Procedural COBOL is regular COBOL without any of the new syntax that has been added for .NET and JVM. Procedural COBOL is still actively supported today and is being enhanced. Since the days of Net Express, Server Express, and Mainframe Express, it now supports inline local declarations (as in DECLARE). It also supports new syntax such as XML PARSE, JSON GENERATE, UTF-8, and more.
You can compile to native or (in most cases) JVM COBOL. The core COBOL syntax is supported in JVM COBOL. However, there are some features that are not supported (for example Panels V2, Dialog System and ACUCOBOL-GT). This means that you can take most existing COBOL applications and recompile to create JVM COBOL applications.
JVM COBOL is COBOL with extensions to support the JVM. It offers OO syntax support and syntax to allow access to the available class libraries.
When you compile JVM COBOL, the compiler generates managed code: .class or .jar for JVM that runs on the Java Virtual Machine.
You can compile your COBOL program to JVM COBOL code using the jvmgen compiler directive. From within the IDE this happens automatically if you are using a JVM COBOL project.
The compiler has now created an intermediate language (JVM byte code .class/.jar).
COBOL and all other JVM languages (for example Java, JRuby and Jyphon) compile to this format, which makes mixed language applications easy to write.
You can also create native code applications.In Eclipse, the default COBOL project compiles to native code.
The compiler generates .exe/.dlls as the result of a native compilation.
The native COBOL application has to call the appropriate management services available for the operating system, whereas a managed application can take advantage of the management services provided by the run time such as exception handling, garbage collection, and thread management.
The JVM byte code (.class/.jar files) can be deployed to a Java Virtual Machine for execution.
The JVM's just-in-time (JIT) compiler compiles the byte code into code native to the operating system.
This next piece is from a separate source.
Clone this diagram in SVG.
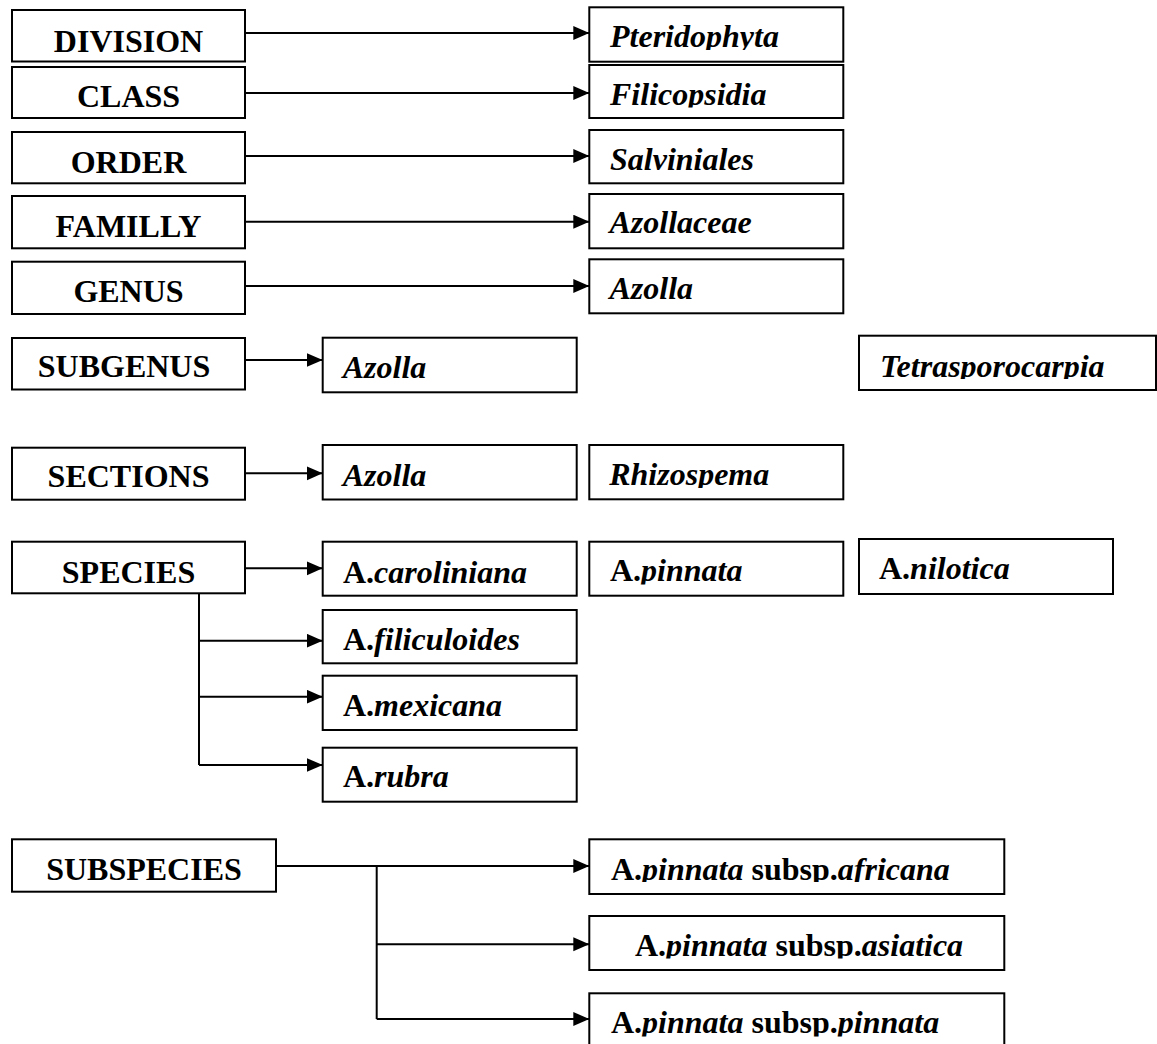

The JVM provides additional services including memory management, exception handling, garbage collection and thread management.
You use the IDE to develop, compile and debug both native and JVM COBOL applications. You can write new COBOL code or you can recompile existing COBOL applications to native or JVM COBOL code, potentially without any code changes.
You can deploy and further debug the application under the run-time system provided by COBOL Server.
JVM COBOL applications are deployed to a Java Virtual Machine for execution.